French table wines aren't always that good. Everyone says they are so good and so cheap, but that was only true about 40% of the time. And the table wines are a simple light style.

A cheap one-time use cell phone especially with text messaging is the deal. Rather than figure out how to use our cell phones in France, we used a cheap Nokia from Virgin bought there. As minutes were expensive, we used SMS (text messaging) and it was both so fun and so effective. I can't believe (ok I can) that in the US, texting is more expensive than talking. That's retarded.

Yogurt is huge there. In fact in the relatively small grocery stores there, an entire refrigerated aisle was devoted to yogurt-like products.

A french grocery store is the antithesis of an asian market (my wife pointed this out). There's lots of dairy and cheese and wine. Additionally there was a lot of refrigerated sections.

I took a zillion pictures when I was there. I had a spiffy new DSLR and it rocks compared to the compact digital cameras most people (including me) have. I found that if someone noticed I had taken a picture of them, they glared at me 2/3 of the time and smile the rest.
One woman even raced after me, after I had taken a shot of her baby in sunglasses from my hip.
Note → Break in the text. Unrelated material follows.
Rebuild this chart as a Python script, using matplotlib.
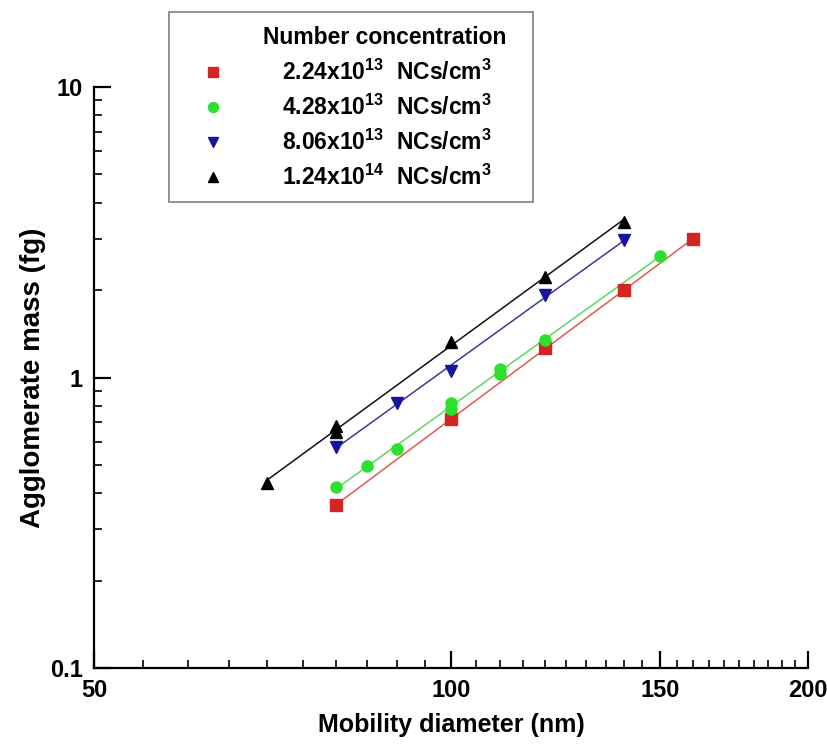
import matplotlib.pyplot as plt
import numpy as np
from matplotlib.patches import Rectangle
from matplotlib.ticker import FixedLocator, NullFormatter

plt.rcParams["font.family"] = ["Liberation Sans", "DejaVu Sans"]
plt.rcParams["font.weight"] = "bold"
plt.rcParams["mathtext.fontset"] = "custom"
plt.rcParams["mathtext.rm"] = "Liberation Sans:bold"
plt.rcParams["mathtext.bf"] = "Liberation Sans:bold"

# mobility diameter (nm) and agglomerate mass (fg) per number concentration
d_224e13 = [80, 100, 120, 140, 160]
m_224e13 = [0.364, 0.72, 1.26, 2.0, 3.0]

d_428e13 = [80, 85, 90, 100, 100, 110, 110, 120, 150]
m_428e13 = [0.42, 0.496, 0.569, 0.82, 0.78, 1.07, 1.03, 1.35, 2.62]

d_806e13 = [80, 90, 100, 120, 140]
m_806e13 = [0.578, 0.82, 1.055, 1.92, 2.97]

d_124e14 = [70, 80, 80, 100, 120, 140]
m_124e14 = [0.433, 0.68, 0.65, 1.33, 2.22, 3.44]

labels = [
    r"2.24x10$^{13}$  NCs/cm$^{3}$",
    r"4.28x10$^{13}$  NCs/cm$^{3}$",
    r"8.06x10$^{13}$  NCs/cm$^{3}$",
    r"1.24x10$^{14}$  NCs/cm$^{3}$",
]

series = [
    (d_224e13, m_224e13, "s", "#d42525", "#e05a4a"),
    (d_428e13, m_428e13, "o", "#2ee02e", "#5fd65f"),
    (d_806e13, m_806e13, "v", "#1515a0", "#3a3a9a"),
    (d_124e14, m_124e14, "^", "#000000", "#111111"),
]

W, H = 827, 746
fig = plt.figure(figsize=(W / 100, H / 100), dpi=100)
ax = fig.add_axes([94 / W, 78 / H, 714 / W, 581 / H])

for (d, m, mk, mc, lc), lab in zip(series, labels):
    d = np.asarray(d, float)
    m = np.asarray(m, float)
    # power-law fit drawn across the measured range
    k, b = np.polyfit(np.log10(d), np.log10(m), 1)
    xs = np.array([d.min(), d.max()])
    ax.plot(xs, 10 ** (k * np.log10(xs) + b), color=lc, lw=1.1, zorder=2)
    ax.plot(d, m, ls="none", marker=mk, ms=8, color=mc, mec=mc, label=lab, zorder=3)

ax.set_xscale("log")
ax.set_yscale("log")
ax.set_xlim(50, 200)
ax.set_ylim(0.1, 10)

ax.xaxis.set_major_locator(FixedLocator([50, 100, 150, 200]))
ax.xaxis.set_minor_locator(FixedLocator(np.arange(55, 200, 5)))
ax.set_xticklabels(["50", "100", "150", "200"])
ax.xaxis.set_minor_formatter(NullFormatter())

ax.yaxis.set_major_locator(FixedLocator([0.1, 1, 10]))
ax.yaxis.set_minor_locator(FixedLocator(list(np.arange(0.2, 1.0, 0.1)) + list(np.arange(2, 10, 1))))
ax.set_yticklabels(["0.1", "1", "10"])
ax.yaxis.set_minor_formatter(NullFormatter())

for side in ("top", "right"):
    ax.spines[side].set_visible(False)
for side in ("left", "bottom"):
    ax.spines[side].set_linewidth(1.6)

ax.tick_params(which="major", direction="in", length=12, width=1.6, labelsize=17, pad=8)
ax.tick_params(which="minor", direction="in", length=6, width=1.2)

ax.set_xlabel("Mobility diameter (nm)", fontsize=18, fontweight="bold", labelpad=8)
ax.set_ylabel("Agglomerate mass (fg)", fontsize=20, fontweight="bold", labelpad=3)

# legend box: frame, title and entries placed separately
fig.patches.append(Rectangle((169 / W, 1 - 202 / H), 364 / W, 190 / H,
                             transform=fig.transFigure, fill=False,
                             edgecolor="#8a8a8a", lw=1.3))
fig.text(263 / W, 1 - 37 / H, "Number concentration", fontsize=16.5,
         fontweight="bold", va="center", ha="left")
leg = fig.legend(
    loc="upper left",
    bbox_to_anchor=(203 / W, 1 - 60 / H),
    borderaxespad=0,
    prop={"weight": "bold", "size": 16.5},
    frameon=False,
    handlelength=0.9,
    handletextpad=2.55,
    labelspacing=0.42,
    borderpad=0,
    markerscale=0.9,
)

fig.savefig("out.png", dpi=100)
I "missed" but I still erased the picture.

Lyon was really nice. My comment was that "Lyon is more Paris like than Paris itself." due to the general cleanliness and approachability of it all. There are a couple of pedestrian streets that are literally restuaraunts only. You could eat lunch and dinner for a month on Mercatier and never repeat. What a sight.

Paris was also great, because you were never more than 2 blocks from some historic important landmark or museum.
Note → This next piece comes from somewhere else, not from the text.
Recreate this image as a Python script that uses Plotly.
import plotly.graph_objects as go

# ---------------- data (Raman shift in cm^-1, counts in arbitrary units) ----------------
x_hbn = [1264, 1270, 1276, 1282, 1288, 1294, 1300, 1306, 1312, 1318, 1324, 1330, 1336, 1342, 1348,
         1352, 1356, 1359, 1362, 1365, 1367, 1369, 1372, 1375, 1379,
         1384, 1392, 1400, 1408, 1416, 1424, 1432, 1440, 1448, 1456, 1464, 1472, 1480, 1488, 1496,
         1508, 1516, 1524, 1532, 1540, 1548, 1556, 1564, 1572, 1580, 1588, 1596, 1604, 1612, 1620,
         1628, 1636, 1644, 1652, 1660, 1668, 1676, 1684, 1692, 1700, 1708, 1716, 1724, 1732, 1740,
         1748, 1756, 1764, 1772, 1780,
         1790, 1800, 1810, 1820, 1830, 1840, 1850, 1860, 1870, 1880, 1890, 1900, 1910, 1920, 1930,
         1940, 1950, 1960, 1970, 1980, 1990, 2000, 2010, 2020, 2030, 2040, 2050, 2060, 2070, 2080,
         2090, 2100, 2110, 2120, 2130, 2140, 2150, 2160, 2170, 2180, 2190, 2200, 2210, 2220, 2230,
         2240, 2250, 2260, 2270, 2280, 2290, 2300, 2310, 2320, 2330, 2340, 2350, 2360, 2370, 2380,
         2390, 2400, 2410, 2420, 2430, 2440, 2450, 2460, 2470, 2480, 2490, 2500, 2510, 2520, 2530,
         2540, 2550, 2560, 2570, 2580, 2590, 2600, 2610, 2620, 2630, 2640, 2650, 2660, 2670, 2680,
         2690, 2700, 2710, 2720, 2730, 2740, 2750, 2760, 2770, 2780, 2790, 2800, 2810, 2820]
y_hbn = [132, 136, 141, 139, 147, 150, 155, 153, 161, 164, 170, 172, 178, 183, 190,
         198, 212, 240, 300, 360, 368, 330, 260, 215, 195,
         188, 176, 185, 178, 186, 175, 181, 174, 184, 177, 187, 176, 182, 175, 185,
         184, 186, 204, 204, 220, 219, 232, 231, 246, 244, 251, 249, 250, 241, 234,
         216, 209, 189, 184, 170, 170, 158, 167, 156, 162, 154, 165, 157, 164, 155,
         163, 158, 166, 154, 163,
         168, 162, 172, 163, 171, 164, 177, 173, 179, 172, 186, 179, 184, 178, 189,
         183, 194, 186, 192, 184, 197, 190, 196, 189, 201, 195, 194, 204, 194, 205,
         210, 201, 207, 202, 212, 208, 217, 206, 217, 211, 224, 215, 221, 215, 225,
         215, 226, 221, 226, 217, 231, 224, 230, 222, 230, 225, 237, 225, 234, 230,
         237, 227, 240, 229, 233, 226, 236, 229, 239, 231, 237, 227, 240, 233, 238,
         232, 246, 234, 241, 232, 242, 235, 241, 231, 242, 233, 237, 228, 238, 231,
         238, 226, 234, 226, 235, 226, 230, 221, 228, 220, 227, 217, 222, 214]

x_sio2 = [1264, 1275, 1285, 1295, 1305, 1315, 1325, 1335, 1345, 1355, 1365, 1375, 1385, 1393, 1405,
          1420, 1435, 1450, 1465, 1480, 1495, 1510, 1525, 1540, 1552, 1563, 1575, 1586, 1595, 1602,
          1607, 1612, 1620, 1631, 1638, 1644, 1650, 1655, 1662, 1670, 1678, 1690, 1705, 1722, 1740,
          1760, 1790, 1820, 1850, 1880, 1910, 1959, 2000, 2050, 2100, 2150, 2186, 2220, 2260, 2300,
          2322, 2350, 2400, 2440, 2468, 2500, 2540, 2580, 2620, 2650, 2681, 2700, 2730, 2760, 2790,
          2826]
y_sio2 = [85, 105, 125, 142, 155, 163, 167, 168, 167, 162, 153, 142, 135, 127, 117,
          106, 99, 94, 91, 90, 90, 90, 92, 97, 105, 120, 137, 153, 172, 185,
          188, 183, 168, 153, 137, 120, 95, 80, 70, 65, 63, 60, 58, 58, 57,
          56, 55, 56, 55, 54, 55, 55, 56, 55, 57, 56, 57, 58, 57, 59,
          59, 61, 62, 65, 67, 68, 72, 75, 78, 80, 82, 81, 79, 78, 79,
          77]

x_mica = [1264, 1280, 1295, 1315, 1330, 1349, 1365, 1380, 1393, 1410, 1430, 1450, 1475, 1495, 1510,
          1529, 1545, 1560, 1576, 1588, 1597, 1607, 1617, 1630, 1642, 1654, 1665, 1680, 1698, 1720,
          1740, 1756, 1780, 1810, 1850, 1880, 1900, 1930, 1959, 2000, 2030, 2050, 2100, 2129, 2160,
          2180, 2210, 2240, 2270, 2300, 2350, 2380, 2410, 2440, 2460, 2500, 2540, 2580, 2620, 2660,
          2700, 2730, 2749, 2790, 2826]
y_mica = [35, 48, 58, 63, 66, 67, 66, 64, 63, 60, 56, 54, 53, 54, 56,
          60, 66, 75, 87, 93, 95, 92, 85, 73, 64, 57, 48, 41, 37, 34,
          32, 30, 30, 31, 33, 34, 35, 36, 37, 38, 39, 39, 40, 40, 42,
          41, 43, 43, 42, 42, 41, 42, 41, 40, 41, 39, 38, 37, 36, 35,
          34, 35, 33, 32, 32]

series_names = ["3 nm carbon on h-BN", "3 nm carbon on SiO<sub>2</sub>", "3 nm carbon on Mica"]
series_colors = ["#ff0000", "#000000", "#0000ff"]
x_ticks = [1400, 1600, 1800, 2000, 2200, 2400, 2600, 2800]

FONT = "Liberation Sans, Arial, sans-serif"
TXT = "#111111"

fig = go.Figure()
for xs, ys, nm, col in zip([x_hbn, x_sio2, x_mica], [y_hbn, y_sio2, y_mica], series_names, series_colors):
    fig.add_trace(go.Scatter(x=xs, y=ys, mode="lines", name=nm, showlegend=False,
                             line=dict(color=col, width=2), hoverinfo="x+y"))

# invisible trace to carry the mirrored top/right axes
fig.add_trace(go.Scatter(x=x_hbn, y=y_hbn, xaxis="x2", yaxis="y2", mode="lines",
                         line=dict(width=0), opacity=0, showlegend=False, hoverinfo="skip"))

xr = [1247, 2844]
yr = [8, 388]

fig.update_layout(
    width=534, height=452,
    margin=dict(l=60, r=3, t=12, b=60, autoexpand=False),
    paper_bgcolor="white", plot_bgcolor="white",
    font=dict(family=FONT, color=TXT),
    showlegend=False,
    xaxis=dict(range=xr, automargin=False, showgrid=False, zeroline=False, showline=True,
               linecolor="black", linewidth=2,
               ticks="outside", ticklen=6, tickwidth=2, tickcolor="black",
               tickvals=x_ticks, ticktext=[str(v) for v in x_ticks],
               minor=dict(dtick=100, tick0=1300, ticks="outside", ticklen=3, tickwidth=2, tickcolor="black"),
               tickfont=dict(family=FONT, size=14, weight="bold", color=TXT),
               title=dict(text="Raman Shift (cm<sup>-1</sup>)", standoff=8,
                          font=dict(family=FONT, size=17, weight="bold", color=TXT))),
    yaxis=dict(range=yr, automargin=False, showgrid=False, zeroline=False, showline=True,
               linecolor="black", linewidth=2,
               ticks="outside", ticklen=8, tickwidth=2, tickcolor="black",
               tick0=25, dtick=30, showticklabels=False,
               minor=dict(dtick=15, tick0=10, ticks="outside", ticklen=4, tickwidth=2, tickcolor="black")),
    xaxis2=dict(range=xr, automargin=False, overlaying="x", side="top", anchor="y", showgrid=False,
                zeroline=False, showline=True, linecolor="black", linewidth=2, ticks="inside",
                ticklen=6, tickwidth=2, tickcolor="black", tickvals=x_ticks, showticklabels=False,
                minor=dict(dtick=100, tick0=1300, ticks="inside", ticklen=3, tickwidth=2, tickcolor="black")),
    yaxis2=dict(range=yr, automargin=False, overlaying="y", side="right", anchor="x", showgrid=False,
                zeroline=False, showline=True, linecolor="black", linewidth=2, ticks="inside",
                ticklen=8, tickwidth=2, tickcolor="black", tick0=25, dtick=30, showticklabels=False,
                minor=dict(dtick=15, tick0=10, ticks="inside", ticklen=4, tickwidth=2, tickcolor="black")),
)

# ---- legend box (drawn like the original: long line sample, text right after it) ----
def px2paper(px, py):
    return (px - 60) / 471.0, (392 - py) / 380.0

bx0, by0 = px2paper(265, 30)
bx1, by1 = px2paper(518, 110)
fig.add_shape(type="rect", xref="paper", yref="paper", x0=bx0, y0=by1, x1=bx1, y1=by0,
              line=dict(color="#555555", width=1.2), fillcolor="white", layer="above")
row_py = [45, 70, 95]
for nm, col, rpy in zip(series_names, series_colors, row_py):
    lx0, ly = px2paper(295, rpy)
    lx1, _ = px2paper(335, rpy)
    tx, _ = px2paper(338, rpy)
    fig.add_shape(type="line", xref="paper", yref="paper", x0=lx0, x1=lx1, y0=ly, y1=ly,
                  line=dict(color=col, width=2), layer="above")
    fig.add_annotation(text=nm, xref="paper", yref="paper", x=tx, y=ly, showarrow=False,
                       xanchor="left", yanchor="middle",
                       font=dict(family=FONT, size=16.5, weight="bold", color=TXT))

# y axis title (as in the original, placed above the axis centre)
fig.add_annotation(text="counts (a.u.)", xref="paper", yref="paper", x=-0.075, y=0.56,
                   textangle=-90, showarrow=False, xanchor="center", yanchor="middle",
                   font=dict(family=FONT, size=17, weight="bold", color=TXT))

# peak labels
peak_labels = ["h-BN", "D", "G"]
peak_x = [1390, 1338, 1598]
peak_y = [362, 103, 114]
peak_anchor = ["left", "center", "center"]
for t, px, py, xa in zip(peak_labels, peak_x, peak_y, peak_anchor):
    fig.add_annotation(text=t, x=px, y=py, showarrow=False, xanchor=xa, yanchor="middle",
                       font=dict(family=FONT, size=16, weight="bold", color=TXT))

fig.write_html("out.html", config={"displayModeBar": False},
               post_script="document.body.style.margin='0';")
Our trip was a complete success as we visited zero museums. We were tempted to visit the Musee D'Orsay but managed to skip it.
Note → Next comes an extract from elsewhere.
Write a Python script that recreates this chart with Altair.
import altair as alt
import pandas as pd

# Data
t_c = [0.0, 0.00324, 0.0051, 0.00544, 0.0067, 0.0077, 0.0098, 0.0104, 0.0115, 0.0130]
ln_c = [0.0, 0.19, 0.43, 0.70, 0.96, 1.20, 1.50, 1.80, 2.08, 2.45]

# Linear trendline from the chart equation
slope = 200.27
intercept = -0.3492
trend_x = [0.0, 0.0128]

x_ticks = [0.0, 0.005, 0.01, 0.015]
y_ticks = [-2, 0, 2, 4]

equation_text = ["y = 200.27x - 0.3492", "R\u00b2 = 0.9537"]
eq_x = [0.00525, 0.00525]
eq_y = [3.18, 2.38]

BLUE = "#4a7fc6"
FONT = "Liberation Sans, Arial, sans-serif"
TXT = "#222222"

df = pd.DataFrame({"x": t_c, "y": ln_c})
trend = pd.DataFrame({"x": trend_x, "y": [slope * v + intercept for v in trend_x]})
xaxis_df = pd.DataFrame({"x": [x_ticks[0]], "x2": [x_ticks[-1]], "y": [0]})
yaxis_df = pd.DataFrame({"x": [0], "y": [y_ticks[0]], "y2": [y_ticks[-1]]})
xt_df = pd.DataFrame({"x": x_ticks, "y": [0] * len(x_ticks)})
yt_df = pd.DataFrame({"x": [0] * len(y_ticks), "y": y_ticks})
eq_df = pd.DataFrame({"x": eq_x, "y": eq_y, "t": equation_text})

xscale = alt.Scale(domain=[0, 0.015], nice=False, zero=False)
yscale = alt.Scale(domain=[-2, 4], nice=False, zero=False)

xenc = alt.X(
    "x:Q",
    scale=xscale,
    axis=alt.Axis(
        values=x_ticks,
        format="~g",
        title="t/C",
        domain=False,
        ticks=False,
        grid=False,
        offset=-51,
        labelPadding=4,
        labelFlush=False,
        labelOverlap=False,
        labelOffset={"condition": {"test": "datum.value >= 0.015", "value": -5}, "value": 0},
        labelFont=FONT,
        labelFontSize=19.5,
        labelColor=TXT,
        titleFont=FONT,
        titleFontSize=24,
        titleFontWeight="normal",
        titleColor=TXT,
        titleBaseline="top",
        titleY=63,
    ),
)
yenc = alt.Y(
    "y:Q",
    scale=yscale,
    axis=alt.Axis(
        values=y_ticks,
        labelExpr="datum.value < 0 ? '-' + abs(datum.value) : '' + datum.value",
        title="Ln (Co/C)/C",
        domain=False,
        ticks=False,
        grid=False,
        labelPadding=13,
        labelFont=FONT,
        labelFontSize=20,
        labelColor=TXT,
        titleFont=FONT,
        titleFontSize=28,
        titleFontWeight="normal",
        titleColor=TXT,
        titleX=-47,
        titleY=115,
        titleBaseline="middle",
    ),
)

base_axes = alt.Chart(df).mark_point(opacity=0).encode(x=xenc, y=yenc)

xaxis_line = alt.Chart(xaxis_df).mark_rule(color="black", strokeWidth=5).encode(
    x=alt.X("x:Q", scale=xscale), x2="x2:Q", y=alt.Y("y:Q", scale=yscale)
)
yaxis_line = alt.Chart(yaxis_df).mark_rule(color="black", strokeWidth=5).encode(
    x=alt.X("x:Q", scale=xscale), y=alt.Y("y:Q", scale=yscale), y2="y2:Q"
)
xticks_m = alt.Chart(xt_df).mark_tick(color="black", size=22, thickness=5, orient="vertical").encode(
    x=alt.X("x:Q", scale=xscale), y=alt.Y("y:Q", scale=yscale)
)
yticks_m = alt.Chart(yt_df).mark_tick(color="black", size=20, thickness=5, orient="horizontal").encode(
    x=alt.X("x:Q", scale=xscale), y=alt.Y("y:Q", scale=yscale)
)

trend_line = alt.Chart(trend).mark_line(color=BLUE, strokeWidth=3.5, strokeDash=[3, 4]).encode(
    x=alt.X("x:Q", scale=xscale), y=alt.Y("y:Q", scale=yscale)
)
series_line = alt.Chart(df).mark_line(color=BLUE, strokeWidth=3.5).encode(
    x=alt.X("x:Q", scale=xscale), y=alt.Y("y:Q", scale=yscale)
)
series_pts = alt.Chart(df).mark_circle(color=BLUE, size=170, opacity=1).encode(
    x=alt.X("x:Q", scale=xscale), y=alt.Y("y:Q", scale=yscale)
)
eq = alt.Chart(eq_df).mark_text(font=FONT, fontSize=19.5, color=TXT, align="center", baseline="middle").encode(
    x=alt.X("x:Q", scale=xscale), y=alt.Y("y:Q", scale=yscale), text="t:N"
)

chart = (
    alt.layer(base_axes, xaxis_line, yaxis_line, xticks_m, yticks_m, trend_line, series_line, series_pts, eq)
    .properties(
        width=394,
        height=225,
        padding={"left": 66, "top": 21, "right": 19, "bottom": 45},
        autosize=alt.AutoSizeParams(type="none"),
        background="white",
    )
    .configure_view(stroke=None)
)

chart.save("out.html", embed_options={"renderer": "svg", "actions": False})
I'm not sure if it is a French or Paris law, but I went into numerous brassieres and cafes whenever I had to go to the restroom and had no issues what so ever. This seemed fair and just, as these places live and die via tourism. Still it was nice not having to look far when walking around.

I miss the environmentally green approach of the French (and most of Europe). There were no paper towels in any restroom, as instead there were the hot air hand dryers. They were a bit more annoying but I liked not seeing a mess by the trash can.

Details of our trip



The catalyst for the trip was our friend Stephen, who was visiting Paris for 5 weeks to take French classes being immersed in the language. He had found a ultra cheap apartment (500 Eu/month, which is about 1/4 the going rate) in the 4th arrondisment of Paris. We were visiting after he had been there for two weeks. Early on we got email from Steve, asking rhetorically "if we could survive ANYTHING". There was talk of Steve staying the dead guys apartment. A few days later more email about the Steve cleaning up the place so it was "less of a HOLE."